== DATASET EXTRACT ==

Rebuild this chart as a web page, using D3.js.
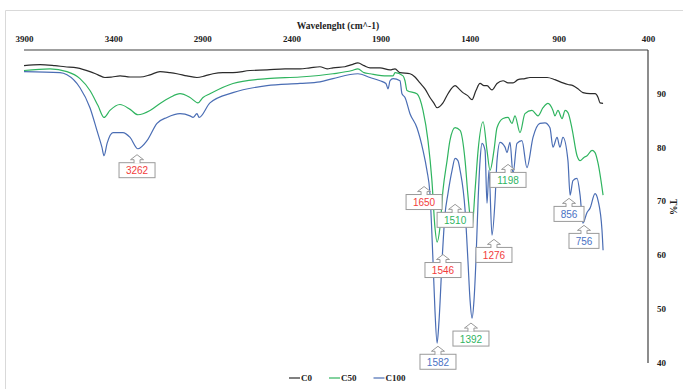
<!DOCTYPE html>
<html>
<head>
<meta charset="utf-8">
<script src="https://cdn.jsdelivr.net/npm/d3@7"></script>
<style>
  body { margin: 0; background: #fff; }
  svg { display: block; }
</style>
</head>
<body>
<script>
// spectra: [wavenumber cm-1, %T]
const c0 = [[3900,95.1],[3810,95.3],[3726,95.1],[3670,94.9],[3603,94.7],[3530,94.0],[3485,93.4],[3446,92.9],[3406,93.0],[3361,93.2],[3305,93.0],[3249,93.0],[3193,93.4],[3137,94.0],[3081,93.8],[3042,93.6],[2986,93.2],[2930,92.9],[2885,93.2],[2840,93.6],[2784,93.8],[2728,93.8],[2632,94.2],[2537,94.3],[2436,94.5],[2352,94.5],[2296,94.7],[2240,94.9],[2200,94.5],[2167,94.7],[2100,94.9],[2060,95.3],[2027,95.6],[1993,95.1],[1959,94.7],[1903,94.7],[1847,94.3],[1819,94.5],[1791,93.8],[1735,93.6],[1707,93.0],[1679,91.9],[1651,90.8],[1623,89.2],[1600,88.1],[1583,87.3],[1550,88.2],[1522,89.9],[1482,91.4],[1460,90.8],[1438,90.1],[1410,89.5],[1387,88.8],[1365,90.5],[1342,91.8],[1320,91.4],[1303,91.4],[1275,90.6],[1247,91.8],[1213,92.3],[1185,91.9],[1157,91.9],[1129,92.5],[1090,92.7],[1062,92.9],[1006,92.9],[966,92.9],[922,92.5],[877,91.9],[849,91.6],[821,91.4],[793,90.8],[765,90.1],[725,89.9],[697,89.9],[680,89.2],[669,88.2],[652,88.1]];

const c50 = [[3900,94.2],[3754,94.5],[3659,94.0],[3586,92.7],[3530,90.5],[3485,87.7],[3451,85.5],[3418,86.8],[3362,87.9],[3305,87.0],[3261,86.0],[3193,86.8],[3137,88.1],[3081,89.2],[3025,89.9],[2969,89.2],[2924,88.2],[2896,89.2],[2857,89.9],[2728,91.8],[2537,92.7],[2352,93.0],[2167,93.6],[2060,94.2],[2027,94.5],[1993,93.8],[1959,93.6],[1864,93.2],[1830,93.2],[1819,93.8],[1774,93.2],[1763,92.3],[1752,90.5],[1696,89.9],[1662,86.8],[1634,81.2],[1612,73.8],[1595,65.1],[1583,62.4],[1567,65.1],[1550,72.0],[1527,77.5],[1511,81.2],[1482,83.6],[1454,83.1],[1426,77.5],[1410,71.1],[1387,65.1],[1370,72.0],[1353,79.4],[1325,84.7],[1303,79.4],[1286,75.7],[1264,79.4],[1247,83.6],[1213,85.3],[1185,85.5],[1163,84.4],[1146,85.8],[1118,82.7],[1090,86.2],[1051,86.8],[1017,85.8],[989,87.3],[961,88.1],[933,86.8],[922,85.8],[905,86.8],[882,85.3],[865,86.8],[849,86.4],[826,83.4],[798,78.4],[781,77.5],[759,78.1],[742,78.4],[714,79.4],[697,79.0],[680,77.0],[652,71.1]];

const c100 = [[3900,94.0],[3698,93.8],[3659,93.4],[3586,91.0],[3530,87.3],[3491,83.1],[3463,80.0],[3451,78.4],[3434,80.7],[3401,82.7],[3345,82.7],[3305,81.8],[3261,79.7],[3210,81.2],[3154,84.4],[3098,85.5],[3025,86.2],[2969,85.8],[2952,85.5],[2930,86.2],[2918,85.5],[2857,88.2],[2728,90.1],[2537,91.4],[2352,91.8],[2240,92.1],[2167,92.7],[2027,93.6],[1959,92.9],[1903,92.3],[1870,91.8],[1858,90.8],[1847,92.3],[1830,92.7],[1791,92.3],[1780,89.9],[1763,89.2],[1735,86.2],[1696,83.6],[1662,79.4],[1640,75.7],[1623,71.4],[1606,59.0],[1595,49.8],[1583,43.7],[1572,47.9],[1555,59.0],[1539,67.4],[1522,71.4],[1499,75.7],[1482,77.9],[1466,77.5],[1454,75.7],[1426,68.3],[1410,59.0],[1398,51.6],[1387,48.3],[1376,51.6],[1365,59.0],[1353,70.1],[1342,77.5],[1331,80.7],[1314,79.4],[1303,69.6],[1292,75.7],[1275,63.7],[1258,70.1],[1247,77.5],[1230,80.9],[1202,80.0],[1191,79.0],[1174,80.9],[1157,75.1],[1135,80.7],[1107,81.2],[1079,76.2],[1045,81.8],[1006,84.4],[978,84.5],[950,83.6],[933,80.0],[910,81.8],[894,80.0],[877,81.8],[849,77.5],[837,71.1],[821,73.8],[798,74.2],[781,71.1],[765,65.9],[742,67.9],[725,68.7],[697,71.4],[680,70.1],[658,64.6],[652,60.9]];

const seriesNames = ['C0', 'C50', 'C100'];
const seriesColors = ['#2b2b2b', '#2fb45f', '#4a6db4'];

const wnTicks = [3900, 3400, 2900, 2400, 1900, 1400, 900, 400];
const tTicks = [40, 50, 60, 70, 80, 90];

// peak callouts: label, arrow tip (wavenumber, %T), text colour
const peakLabels = ['3262', '1650', '1510', '1546', '1276', '1392', '1198', '1582', '856', '756'];
const peakWn = [3266, 1656, 1482, 1550, 1264, 1393, 1185, 1578, 843, 759];
const peakT = [78.6, 72.7, 69.4, 60.1, 62.9, 47.4, 76.8, 43.1, 70.5, 65.5];
const peakColors = ['#f23b3b', '#f23b3b', '#2fb45f', '#f23b3b', '#f23b3b', '#2fb45f', '#2fb45f', '#4a72c4', '#4a72c4', '#4a72c4'];

const W = 683, H = 389;
const svg = d3.select('body').append('svg').attr('width', W).attr('height', H);

// faint outer frame of the chart object
svg.append('path')
  .attr('d', 'M5.5,' + H + 'V10.5H' + W)
  .attr('fill', 'none')
  .attr('stroke', '#d9d9d9')
  .attr('stroke-width', 1);

const x = d3.scaleLinear().domain([3900, 400]).range([24, 648]);
const y = d3.scaleLinear().domain([40, 98]).range([363, 50]);

const serif = '"Liberation Serif", "Times New Roman", serif';

// top axis
const xAxis = svg.append('g')
  .attr('transform', 'translate(0,50)')
  .call(d3.axisTop(x).tickValues(wnTicks).tickSize(0).tickPadding(8).tickFormat(d3.format('d')));
xAxis.select('.domain').attr('stroke', '#404040').attr('stroke-width', 1.2).attr('d', 'M24,0H648');
xAxis.selectAll('text').attr('font-family', serif).attr('font-weight', 'bold').attr('font-size', 9).attr('fill', '#222');

// right axis
const yAxis = svg.append('g')
  .attr('transform', 'translate(648,0)')
  .call(d3.axisRight(y).tickValues(tTicks).tickSize(0).tickPadding(9));
yAxis.select('.domain').attr('stroke', '#404040').attr('stroke-width', 1.2).attr('d', 'M0,50V363');
yAxis.selectAll('text').attr('font-family', serif).attr('font-weight', 'bold').attr('font-size', 9).attr('fill', '#222');

svg.append('text')
  .attr('x', 338).attr('y', 29)
  .attr('text-anchor', 'middle')
  .attr('font-family', serif).attr('font-weight', 'bold').attr('font-size', 9.5)
  .attr('fill', '#222')
  .text('Wavelenght (cm^-1)');

svg.append('text')
  .attr('transform', 'translate(670,207) rotate(90)')
  .attr('text-anchor', 'middle')
  .attr('font-family', serif).attr('font-weight', 'bold').attr('font-size', 9.5)
  .attr('fill', '#222')
  .text('T%');

// spectra
const line = d3.line()
  .x(d => x(d[0]))
  .y(d => y(d[1]))
  .curve(d3.curveMonotoneX);

[c0, c50, c100].forEach((s, i) => {
  svg.append('path')
    .datum(s)
    .attr('fill', 'none')
    .attr('stroke', seriesColors[i])
    .attr('stroke-width', 1.2)
    .attr('stroke-linejoin', 'round')
    .attr('d', line);
});

// callouts
const callouts = svg.append('g');
peakLabels.forEach((lab, i) => {
  const cx = x(peakWn[i]);
  const tip = y(peakT[i]);
  const top = tip + 8;
  const bw = lab.length > 3 ? 36 : 30;
  const g = callouts.append('g');
  g.append('rect')
    .attr('x', cx - bw / 2).attr('y', top)
    .attr('width', bw).attr('height', 15)
    .attr('fill', '#fff')
    .attr('stroke', '#9a9a9a').attr('stroke-width', 1);
  g.append('path')
    .attr('d', 'M' + (cx - 3) + ',' + (top + 0.5) + 'V' + (top - 3) + 'H' + (cx - 6.5) +
      'L' + cx + ',' + (top - 8) + 'L' + (cx + 6.5) + ',' + (top - 3) + 'H' + (cx + 3) + 'V' + (top + 0.5))
    .attr('fill', '#fff')
    .attr('stroke', '#9a9a9a').attr('stroke-width', 1);
  g.append('text')
    .attr('x', cx).attr('y', top + 11.5)
    .attr('text-anchor', 'middle')
    .attr('font-family', '"Liberation Sans", Arial, sans-serif')
    .attr('font-size', 10)
    .attr('fill', peakColors[i])
    .text(lab);
});

// legend
const legend = svg.append('g').attr('transform', 'translate(0,381)');
let lx = 289;
seriesNames.forEach((name, i) => {
  legend.append('line')
    .attr('x1', lx).attr('x2', lx + 11)
    .attr('y1', -3).attr('y2', -3)
    .attr('stroke', seriesColors[i]).attr('stroke-width', 1.2);
  const t = legend.append('text')
    .attr('x', lx + 12).attr('y', 0)
    .attr('font-family', serif).attr('font-weight', 'bold').attr('font-size', 9)
    .attr('fill', '#222')
    .text(name);
  lx += 12 + t.node().getComputedTextLength() + 17;
});
</script>
</body>
</html>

===

SET TASK ->
Reply with nothing except the number of lines in the listing above that include "chart".

EXERCISE RESPONSE ->
2